Thursday, November 16, 2006

In the beginning

Fri
After a long and exhausting plane ride which saw stops in Illinois, Newfoundland, Germany and finally Kuwait, I finally made my way to camp buering. If you’ve ever spent a similar time on a jet at 35,000 ft., you realize how discombobulated we all were. Needless to say, my mind had a difficult time calibrating. We departed San Diego bright and early the morning of the 28th. By the time we landed in Newfoundland it was the pitch black of night, yet when we arrived in Germany the sun was rising. By now time was feeling as relative as it is claimed. The four hour flight from Germany to Kuwait found us not in the mid morning, rather the late evening, which turned to night within an hour of our arrival. So in one day of traveling we experienced in our mind’s eye two complete days! (sorry about the explanation points…I realize its like laughing at your own jokes, but I like them!)
The camp is very much different from the boat as you can imagine. Buildings and tents seemingly strewn around, tanks parked in close lines, little g.i. joes wandering around with unloaded rifles; all very different from the close quarters of a well-oiled navy ship. The smart tidiness of a navy ship is replaced by vastness and dirt. That is not the army’s fault, rather Kuwait’s. Kuwait remains the same as last I was here, flat and dusty, with two exceptions, it is mild and has rained the past two days.
Looking around I still cannot understand why people live to die for this wasteland. Imagine fighting for the steaming hot, cracked parking lot next to the closed kmart when you have no shoes and the only reprieve is a section of broken glass to ease the burning of your soles. Perhaps not a perfect similitude, but what a wasteland. The answer ‘oil’ was given to my question, ‘why would anyone live in this place and more, die for it?’. A popular answer in today’s ‘we fight this war for oil’ mentality. Goes to show you how little people read history. Blood has been shed on this land far before suv’s and even before the discovery of the shiny black stuff.
Today was our first real day here. We had nothing to do as we are still ‘acclimating’. Tomorrow will start the beginning of the briefings constituting a long and most likely painful turn over. I’m looking forward to getting in a grove and actually doing our job. I’m especially looking forward to moving out of this large tent where we are living. If you’ve never lived with fifty of your closest friends you have no idea the powerlessness you feel when the big guy across the tent snores at a volume which puts rock concerts to shame. Impressive really. And I must say, it masks my own snoring, so I’m not that upset with the guy.
Before you start imagining a Vietnam style tent with green vinyl and stretched camouflage overtop, let me remind you we are in the middle of the flattest land you can imagine. There is no sense trying to hide. We live in an enormous white tent with concrete floors and air conditioning. Not the height of comfort or hardship. It simply is.

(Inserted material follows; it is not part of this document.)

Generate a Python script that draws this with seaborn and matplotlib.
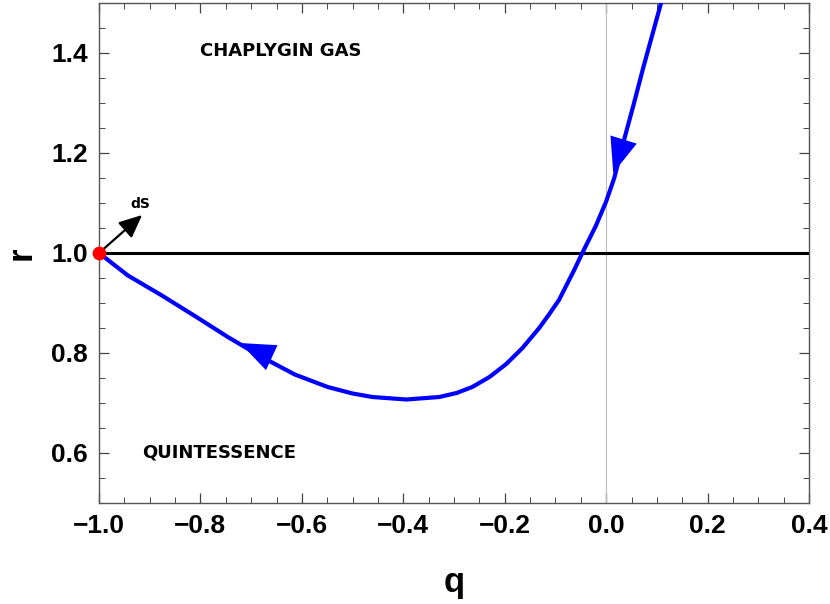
import matplotlib
matplotlib.use("Agg")
import matplotlib.pyplot as plt
from matplotlib.ticker import MultipleLocator
import seaborn as sns

# trajectory in the q-r plane
q_path = [0.111, 0.092, 0.073, 0.055, 0.035, 0.016, 0.0, -0.020, -0.047, -0.063,
          -0.093, -0.112, -0.132, -0.165, -0.197, -0.230, -0.264, -0.295, -0.329,
          -0.394, -0.461, -0.500, -0.549, -0.614, -0.679, -0.746, -0.811, -0.876,
          -0.943, -1.0]
r_path = [1.510, 1.440, 1.370, 1.300, 1.225, 1.150, 1.103, 1.055, 1.000, 0.966,
          0.906, 0.878, 0.850, 0.810, 0.778, 0.752, 0.732, 0.720, 0.712,
          0.707, 0.712, 0.719, 0.732, 0.757, 0.792, 0.832, 0.874, 0.915,
          0.955, 1.0]

# LCDM line
q_lcdm = [-1.0, 0.4]
r_lcdm = [1.0, 1.0]

# de Sitter point and its direction arrow
q_ds, r_ds = -1.0, 1.0
ds_tip = (-0.915, 1.076)

# arrow heads on the trajectory: (tail, tip)
arrows = [((0.040, 1.245), (0.014, 1.160)),
          ((-0.690, 0.805), (-0.722, 0.820))]

sns.set_style("ticks")
plt.rcParams["font.family"] = ["Liberation Sans", "DejaVu Sans"]
plt.rcParams["text.color"] = "black"
plt.rcParams["axes.labelcolor"] = "black"
plt.rcParams["xtick.color"] = "black"
plt.rcParams["ytick.color"] = "black"

fig = plt.figure(figsize=(8.3, 6.04), dpi=100)
ax = fig.add_axes([99 / 830, 101 / 604, 710 / 830, 500 / 604])

ax.axvline(0, color="#bbbbbb", lw=0.8, zorder=1)
sns.lineplot(x=q_lcdm, y=r_lcdm, color="black", lw=2.2, ax=ax, zorder=2)
sns.lineplot(x=q_path, y=r_path, sort=False, estimator=None, color="blue",
             lw=3.0, ax=ax, zorder=3, solid_joinstyle="round")

for tail, tip in arrows:
    ax.annotate("", xy=tip, xytext=tail,
                arrowprops=dict(arrowstyle="-|>,head_length=1.4,head_width=0.55",
                                color="blue", lw=0, shrinkA=0, shrinkB=0,
                                mutation_scale=18), zorder=4)

ax.annotate("", xy=ds_tip, xytext=(q_ds, r_ds),
            arrowprops=dict(arrowstyle="-|>,head_length=1.0,head_width=0.45",
                            color="black", lw=1.6, shrinkA=0, shrinkB=0,
                            mutation_scale=14), zorder=5)
ax.scatter([q_ds], [r_ds], s=80, color="red", zorder=6, clip_on=False)
ax.text(-0.919, 1.097, "dS", fontsize=10, fontweight="bold", family="DejaVu Sans",
        ha="center", va="center")

ax.text(-0.642, 1.404, "CHAPLYGIN GAS", fontsize=13, fontweight="bold",
        family="DejaVu Sans", ha="center", va="center")
ax.text(-0.764, 0.602, "QUINTESSENCE", fontsize=13, fontweight="bold",
        family="DejaVu Sans", ha="center", va="center")

ax.set_xlim(-1.0, 0.4)
ax.set_ylim(0.5, 1.5)
ax.xaxis.set_minor_locator(MultipleLocator(0.05))
ax.yaxis.set_minor_locator(MultipleLocator(0.05))
ax.set_xticks([-1.0, -0.8, -0.6, -0.4, -0.2, 0.0, 0.2, 0.4])
ax.set_xticklabels(["\u22121.0", "\u22120.8", "\u22120.6", "\u22120.4", "\u22120.2",
                    "0.0", "0.2", "0.4"])
ax.set_yticks([0.6, 0.8, 1.0, 1.2, 1.4])
ax.set_yticklabels(["0.6", "0.8", "1.0", "1.2", "1.4"])
ax.tick_params(which="both", direction="in", top=True, right=True, color="#444444")
ax.tick_params(which="major", length=7, width=0.9, labelsize=19, pad=8)
ax.tick_params(which="minor", length=4, width=0.7)
for lab in ax.get_xticklabels() + ax.get_yticklabels():
    lab.set_fontweight("bold")
for s in ax.spines.values():
    s.set_color("#555555")
    s.set_linewidth(1.0)

ax.set_xlabel("q", fontsize=25, fontweight="bold", labelpad=20)
ax.set_ylabel("r", fontsize=25, fontweight="bold", labelpad=10)

fig.savefig("out.png", dpi=100)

The last is a statement I’ve found myself saying more and more as of late. I’m not sure if it is a sign of giving in or simply an understanding of what can be changed and what cannot. I suppose there is wisdom in the famous lines from that oh so inspirational movie fight club; ‘we have learned to let slide, that which truly does not matter’. So perhaps, ‘it simply is’ is my way of letting things of which I have no control, not get me in a fuss. More on this later, as I think it is an important issue.